> [Set exercise]:
Set down all of the data that follows word for word, without the images.

BEGIN Stored data

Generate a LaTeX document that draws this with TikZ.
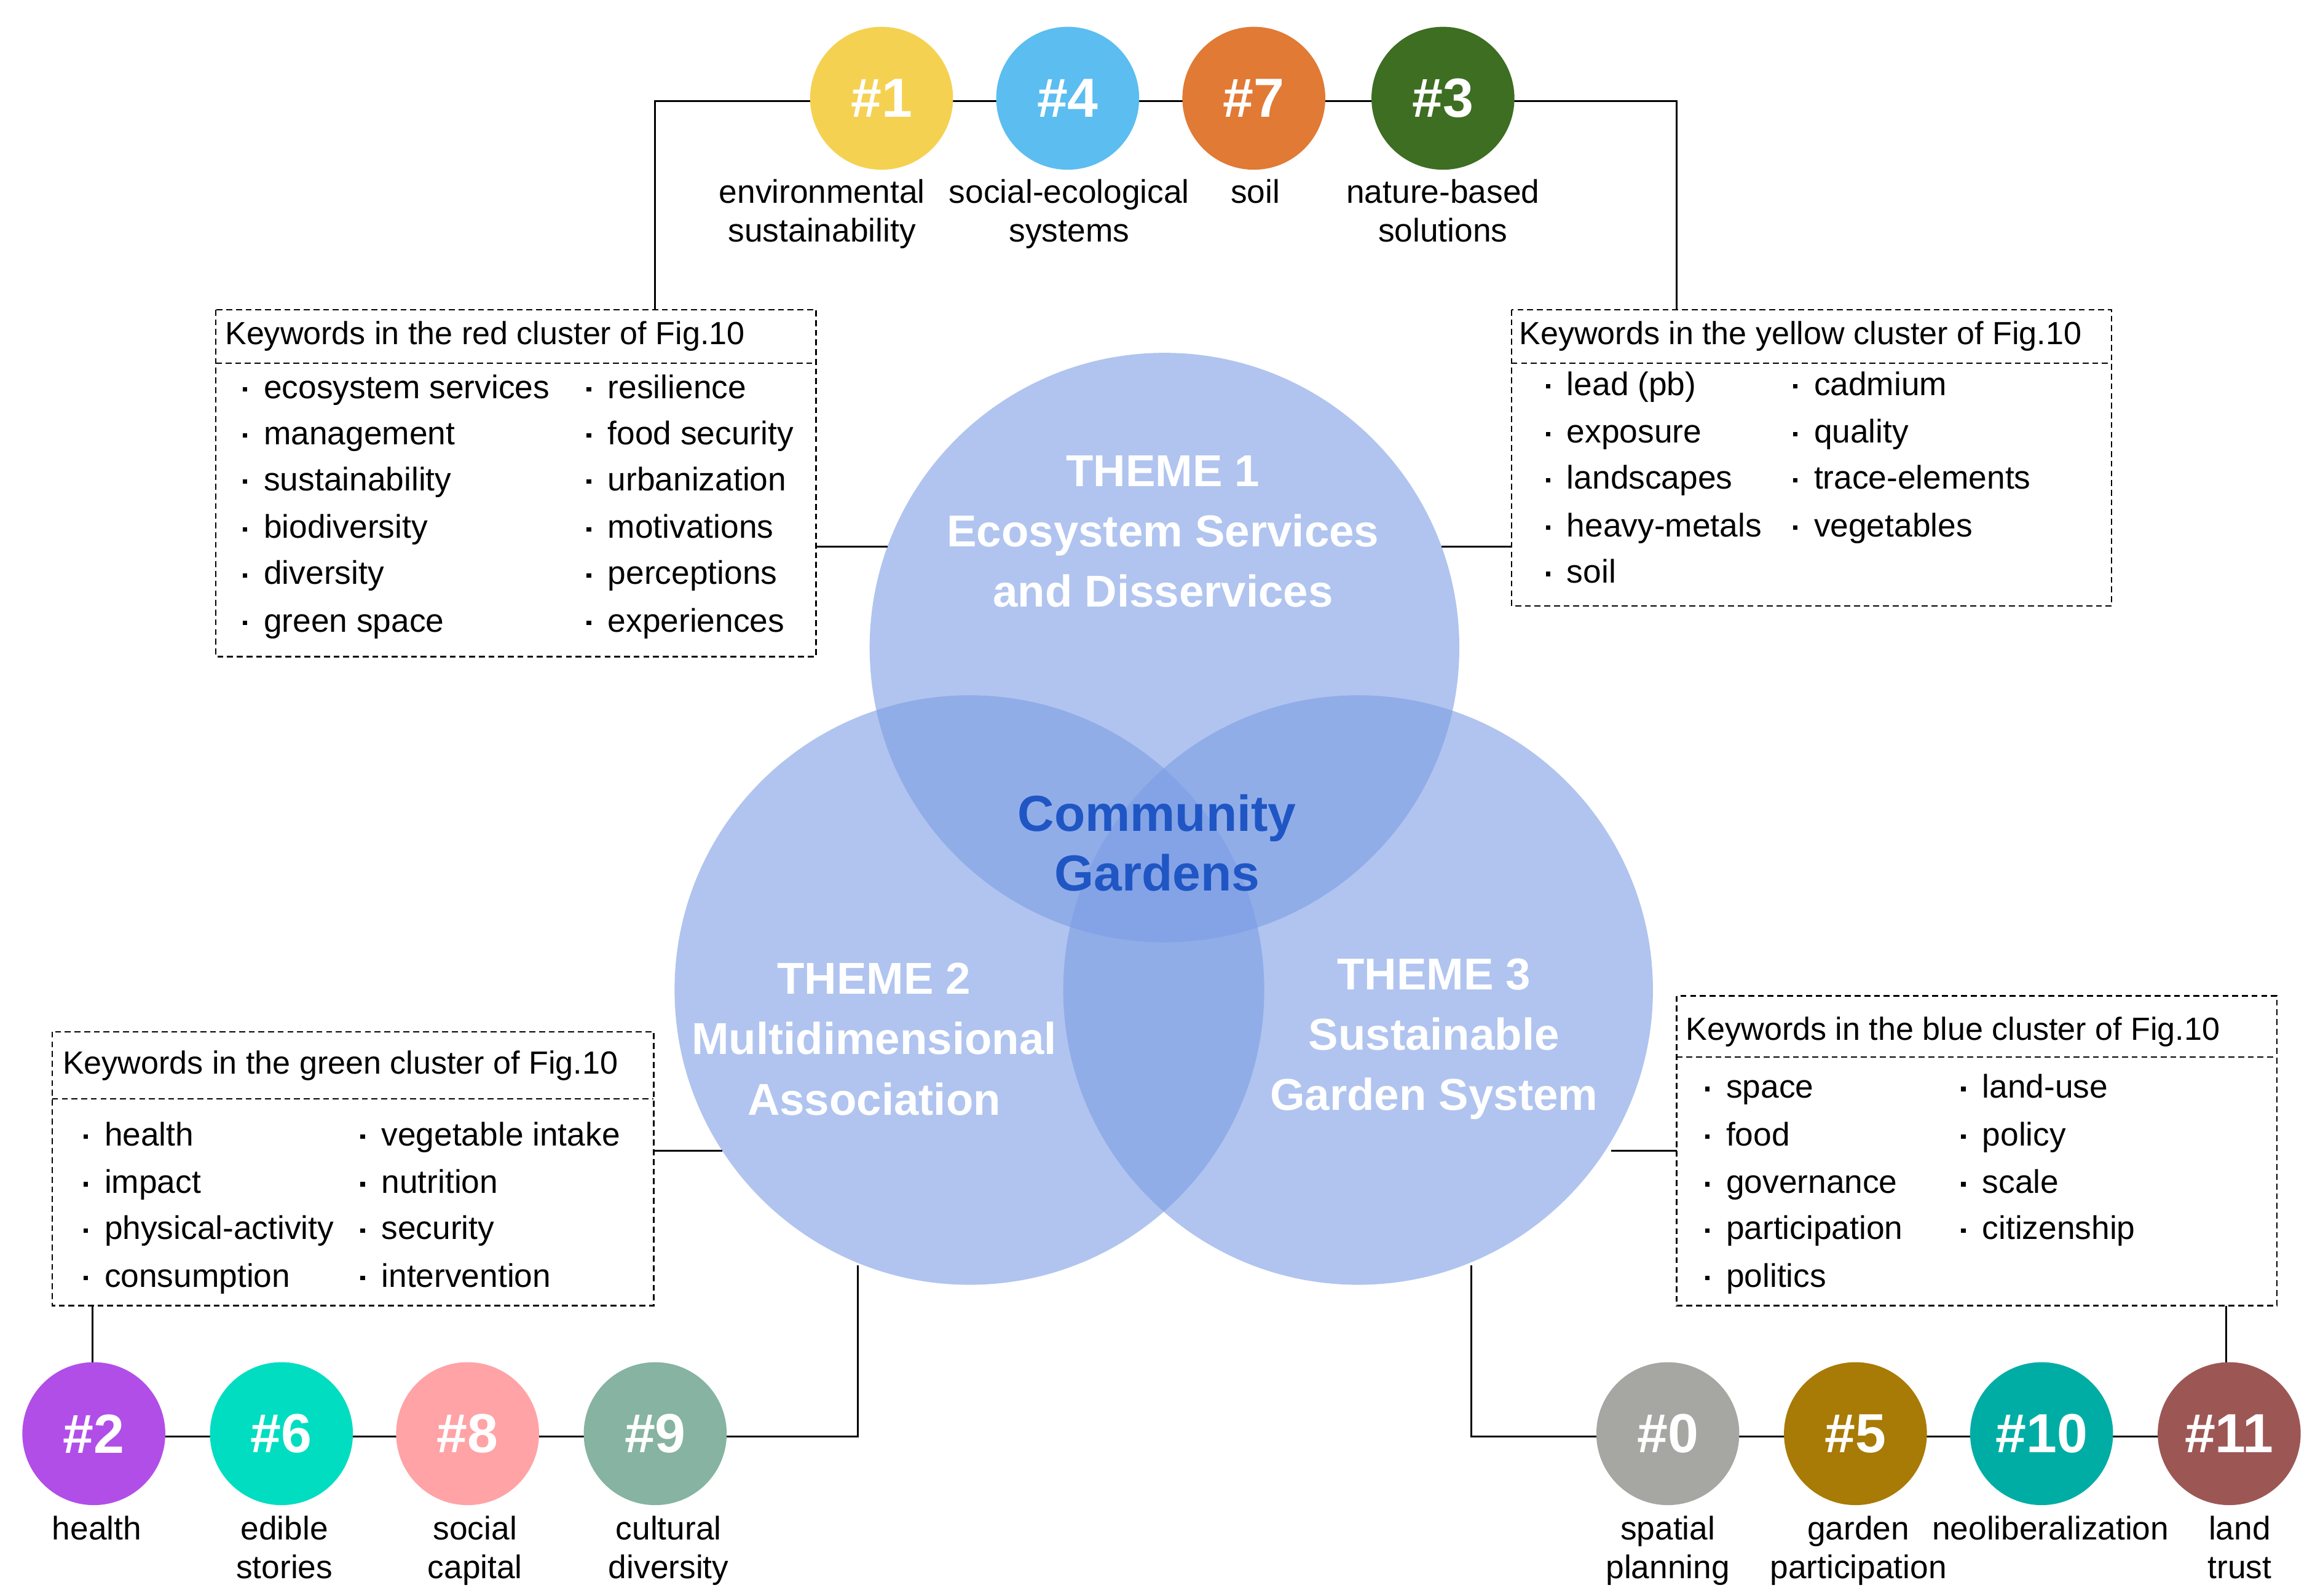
\documentclass[tikz,border=0pt]{standalone}
\usepackage{fontspec}
\setmainfont{Liberation Sans}
\definecolor{bigc}{HTML}{7C9DE4}
\definecolor{HT1}{HTML}{F5D152}
\definecolor{HT4}{HTML}{5BBDF0}
\definecolor{HT7}{HTML}{E07A35}
\definecolor{HT3}{HTML}{3D6E22}
\definecolor{HT2}{HTML}{B24EE8}
\definecolor{HT6}{HTML}{00DDC0}
\definecolor{HT8}{HTML}{FFA3A6}
\definecolor{HT9}{HTML}{86B3A2}
\definecolor{HT0}{HTML}{A6A6A2}
\definecolor{HT5}{HTML}{A87A06}
\definecolor{HT10}{HTML}{00ADA5}
\definecolor{HT11}{HTML}{9C5755}
\definecolor{cgc}{HTML}{1F56C4}
\begin{document}
\begin{tikzpicture}[x=1pt,y=-1pt,
  cl/.style={circle,minimum size=96pt,inner sep=0pt,text=white,font=\fontsize{37}{37}\selectfont\bfseries},
  lab/.style={align=center,font=\fontsize{22}{26}\selectfont,anchor=north},
  kw/.style={anchor=west,inner sep=0pt,text height=15pt,text depth=4pt,font=\fontsize{22}{24}\selectfont},
  ttl/.style={anchor=west,inner sep=0pt,text height=15pt,text depth=4pt,font=\fontsize{21.5}{24}\selectfont},
  box/.style={draw,dash pattern=on 4pt off 2.5pt,line width=1pt},
  ln/.style={line width=1.2pt},
  big/.style={circle,fill=bigc,fill opacity=0.6,minimum size=396pt,inner sep=0pt},
  th/.style={text=white,align=center,font=\fontsize{30}{40.5}\selectfont\bfseries}]
\useasboundingbox (0,0) rectangle (1560,1072);
\newcommand{\kwi}[3]{\fill (#1-4,#2-2) rectangle (#1-1,#2+1); \node[kw] at (#1+10,#2) {#3};}
% big circles
\node[big] (t1) at (782,435) {};
\node[big] (t2) at (651,665) {};
\node[big] (t3) at (912,665) {};
\node[th] at (781,357) {THEME 1\\Ecosystem Services\\and Disservices};
\node[th] at (587,698) {THEME 2\\Multidimensional\\Association};
\node[th] at (963,698) {THEME 3\\Sustainable\\Garden System};
\node[text=cgc,align=center,font=\fontsize{34}{40}\selectfont\bfseries] (cg) at (777,566) {Community\\Gardens};
% top
\coordinate (tl) at (440,68); \coordinate (tr) at (1126,68);
\draw[ln] (440,208) -- (tl) -- (tr) -- (1126,208);
\node[cl,fill=HT1] (c1) at (592,66) {\#1};
\node[cl,fill=HT4] (c4) at (717,66) {\#4};
\node[cl,fill=HT7] (c7) at (842,66) {\#7};
\node[cl,fill=HT3] (c3) at (969,66) {\#3};
\node[lab] at (552,117) {environmental\\sustainability};
\node[lab] at (718,117) {social-ecological\\systems};
\node[lab] at (843,117) {soil};
\node[lab] at (969,117) {nature-based\\solutions};
% red box
\draw[box] (145,208) rectangle (548,441); \draw[box] (145,244)--(548,244);
\node[ttl] at (151,226) {Keywords in the red cluster of Fig.10};
\kwi{167}{262}{ecosystem services}\kwi{167}{293}{management}\kwi{167}{324}{sustainability}
\kwi{167}{356}{biodiversity}\kwi{167}{387}{diversity}\kwi{167}{419}{green space}
\kwi{398}{262}{resilience}\kwi{398}{293}{food security}\kwi{398}{324}{urbanization}
\kwi{398}{356}{motivations}\kwi{398}{387}{perceptions}\kwi{398}{419}{experiences}
\draw[ln] (548,367) -- (596,367);
% yellow box
\draw[box] (1015,208) rectangle (1418,407); \draw[box] (1015,244)--(1418,244);
\node[ttl] at (1020,226) {Keywords in the yellow cluster of Fig.10};
\kwi{1042}{260}{lead (pb)}\kwi{1042}{292}{exposure}\kwi{1042}{323}{landscapes}\kwi{1042}{355}{heavy-metals}\kwi{1042}{386}{soil}
\kwi{1208}{260}{cadmium}\kwi{1208}{292}{quality}\kwi{1208}{323}{trace-elements}\kwi{1208}{355}{vegetables}
\draw[ln] (1015,367) -- (968,367);
% green box
\draw[box] (35,693) rectangle (439,877); \draw[box] (35,738)--(439,738);
\node[ttl] at (42,716) {Keywords in the green cluster of Fig.10};
\kwi{60}{764}{health}\kwi{60}{796}{impact}\kwi{60}{827}{physical-activity}\kwi{60}{859}{consumption}
\kwi{246}{764}{vegetable intake}\kwi{246}{796}{nutrition}\kwi{246}{827}{security}\kwi{246}{859}{intervention}
\draw[ln] (439,773) -- (485,773);
\draw[ln] (62,877) -- (62,920);
\draw[ln] (63,965) -- (576,965) -- (576,850);
\node[cl,fill=HT2] (c2) at (63,963) {\#2};
\node[cl,fill=HT6] (c6) at (189,963) {\#6};
\node[cl,fill=HT8] (c8) at (314,963) {\#8};
\node[cl,fill=HT9] (c9) at (440,963) {\#9};
\node[lab] at (65,1015) {health};
\node[lab] at (191,1015) {edible\\stories};
\node[lab] at (319,1015) {social\\capital};
\node[lab] at (449,1015) {cultural\\diversity};
% blue box
\draw[box] (1126,669) rectangle (1529,877); \draw[box] (1126,710)--(1529,710);
\node[ttl] at (1132,693) {Keywords in the blue cluster of Fig.10};
\kwi{1149}{732}{space}\kwi{1149}{764}{food}\kwi{1149}{796}{governance}\kwi{1149}{827}{participation}\kwi{1149}{859}{politics}
\kwi{1321}{732}{land-use}\kwi{1321}{764}{policy}\kwi{1321}{796}{scale}\kwi{1321}{827}{citizenship}
\draw[ln] (1082,773) -- (1126,773);
\draw[ln] (1495,877) -- (1495,920);
\draw[ln] (988,850) -- (988,965) -- (1497,965);
\node[cl,fill=HT0] (c0) at (1120,963) {\#0};
\node[cl,fill=HT5] (c5) at (1246,963) {\#5};
\node[cl,fill=HT10] (c10) at (1371,963) {\#10};
\node[cl,fill=HT11] (c11) at (1497,963) {\#11};
\node[lab] at (1120,1015) {spatial\\planning};
\node[lab] at (1248,1015) {garden\\participation};
\node[lab] at (1377,1015) {neoliberalization};
\node[lab] at (1504,1015) {land\\trust};
\end{tikzpicture}
\end{document}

END Stored data

> [Written response]:
Generate a LaTeX document that draws this with TikZ.
\documentclass[tikz,border=0pt]{standalone}
\usepackage{fontspec}
\setmainfont{Liberation Sans}
\definecolor{bigc}{HTML}{7C9DE4}
\definecolor{HT1}{HTML}{F5D152}
\definecolor{HT4}{HTML}{5BBDF0}
\definecolor{HT7}{HTML}{E07A35}
\definecolor{HT3}{HTML}{3D6E22}
\definecolor{HT2}{HTML}{B24EE8}
\definecolor{HT6}{HTML}{00DDC0}
\definecolor{HT8}{HTML}{FFA3A6}
\definecolor{HT9}{HTML}{86B3A2}
\definecolor{HT0}{HTML}{A6A6A2}
\definecolor{HT5}{HTML}{A87A06}
\definecolor{HT10}{HTML}{00ADA5}
\definecolor{HT11}{HTML}{9C5755}
\definecolor{cgc}{HTML}{1F56C4}
\begin{document}
\begin{tikzpicture}[x=1pt,y=-1pt,
  cl/.style={circle,minimum size=96pt,inner sep=0pt,text=white,font=\fontsize{37}{37}\selectfont\bfseries},
  lab/.style={align=center,font=\fontsize{22}{26}\selectfont,anchor=north},
  kw/.style={anchor=west,inner sep=0pt,text height=15pt,text depth=4pt,font=\fontsize{22}{24}\selectfont},
  ttl/.style={anchor=west,inner sep=0pt,text height=15pt,text depth=4pt,font=\fontsize{21.5}{24}\selectfont},
  box/.style={draw,dash pattern=on 4pt off 2.5pt,line width=1pt},
  ln/.style={line width=1.2pt},
  big/.style={circle,fill=bigc,fill opacity=0.6,minimum size=396pt,inner sep=0pt},
  th/.style={text=white,align=center,font=\fontsize{30}{40.5}\selectfont\bfseries}]
\useasboundingbox (0,0) rectangle (1560,1072);
\newcommand{\kwi}[3]{\fill (#1-4,#2-2) rectangle (#1-1,#2+1); \node[kw] at (#1+10,#2) {#3};}
% big circles
\node[big] (t1) at (782,435) {};
\node[big] (t2) at (651,665) {};
\node[big] (t3) at (912,665) {};
\node[th] at (781,357) {THEME 1\\Ecosystem Services\\and Disservices};
\node[th] at (587,698) {THEME 2\\Multidimensional\\Association};
\node[th] at (963,698) {THEME 3\\Sustainable\\Garden System};
\node[text=cgc,align=center,font=\fontsize{34}{40}\selectfont\bfseries] (cg) at (777,566) {Community\\Gardens};
% top
\coordinate (tl) at (440,68); \coordinate (tr) at (1126,68);
\draw[ln] (440,208) -- (tl) -- (tr) -- (1126,208);
\node[cl,fill=HT1] (c1) at (592,66) {\#1};
\node[cl,fill=HT4] (c4) at (717,66) {\#4};
\node[cl,fill=HT7] (c7) at (842,66) {\#7};
\node[cl,fill=HT3] (c3) at (969,66) {\#3};
\node[lab] at (552,117) {environmental\\sustainability};
\node[lab] at (718,117) {social-ecological\\systems};
\node[lab] at (843,117) {soil};
\node[lab] at (969,117) {nature-based\\solutions};
% red box
\draw[box] (145,208) rectangle (548,441); \draw[box] (145,244)--(548,244);
\node[ttl] at (151,226) {Keywords in the red cluster of Fig.10};
\kwi{167}{262}{ecosystem services}\kwi{167}{293}{management}\kwi{167}{324}{sustainability}
\kwi{167}{356}{biodiversity}\kwi{167}{387}{diversity}\kwi{167}{419}{green space}
\kwi{398}{262}{resilience}\kwi{398}{293}{food security}\kwi{398}{324}{urbanization}
\kwi{398}{356}{motivations}\kwi{398}{387}{perceptions}\kwi{398}{419}{experiences}
\draw[ln] (548,367) -- (596,367);
% yellow box
\draw[box] (1015,208) rectangle (1418,407); \draw[box] (1015,244)--(1418,244);
\node[ttl] at (1020,226) {Keywords in the yellow cluster of Fig.10};
\kwi{1042}{260}{lead (pb)}\kwi{1042}{292}{exposure}\kwi{1042}{323}{landscapes}\kwi{1042}{355}{heavy-metals}\kwi{1042}{386}{soil}
\kwi{1208}{260}{cadmium}\kwi{1208}{292}{quality}\kwi{1208}{323}{trace-elements}\kwi{1208}{355}{vegetables}
\draw[ln] (1015,367) -- (968,367);
% green box
\draw[box] (35,693) rectangle (439,877); \draw[box] (35,738)--(439,738);
\node[ttl] at (42,716) {Keywords in the green cluster of Fig.10};
\kwi{60}{764}{health}\kwi{60}{796}{impact}\kwi{60}{827}{physical-activity}\kwi{60}{859}{consumption}
\kwi{246}{764}{vegetable intake}\kwi{246}{796}{nutrition}\kwi{246}{827}{security}\kwi{246}{859}{intervention}
\draw[ln] (439,773) -- (485,773);
\draw[ln] (62,877) -- (62,920);
\draw[ln] (63,965) -- (576,965) -- (576,850);
\node[cl,fill=HT2] (c2) at (63,963) {\#2};
\node[cl,fill=HT6] (c6) at (189,963) {\#6};
\node[cl,fill=HT8] (c8) at (314,963) {\#8};
\node[cl,fill=HT9] (c9) at (440,963) {\#9};
\node[lab] at (65,1015) {health};
\node[lab] at (191,1015) {edible\\stories};
\node[lab] at (319,1015) {social\\capital};
\node[lab] at (449,1015) {cultural\\diversity};
% blue box
\draw[box] (1126,669) rectangle (1529,877); \draw[box] (1126,710)--(1529,710);
\node[ttl] at (1132,693) {Keywords in the blue cluster of Fig.10};
\kwi{1149}{732}{space}\kwi{1149}{764}{food}\kwi{1149}{796}{governance}\kwi{1149}{827}{participation}\kwi{1149}{859}{politics}
\kwi{1321}{732}{land-use}\kwi{1321}{764}{policy}\kwi{1321}{796}{scale}\kwi{1321}{827}{citizenship}
\draw[ln] (1082,773) -- (1126,773);
\draw[ln] (1495,877) -- (1495,920);
\draw[ln] (988,850) -- (988,965) -- (1497,965);
\node[cl,fill=HT0] (c0) at (1120,963) {\#0};
\node[cl,fill=HT5] (c5) at (1246,963) {\#5};
\node[cl,fill=HT10] (c10) at (1371,963) {\#10};
\node[cl,fill=HT11] (c11) at (1497,963) {\#11};
\node[lab] at (1120,1015) {spatial\\planning};
\node[lab] at (1248,1015) {garden\\participation};
\node[lab] at (1377,1015) {neoliberalization};
\node[lab] at (1504,1015) {land\\trust};
\end{tikzpicture}
\end{document}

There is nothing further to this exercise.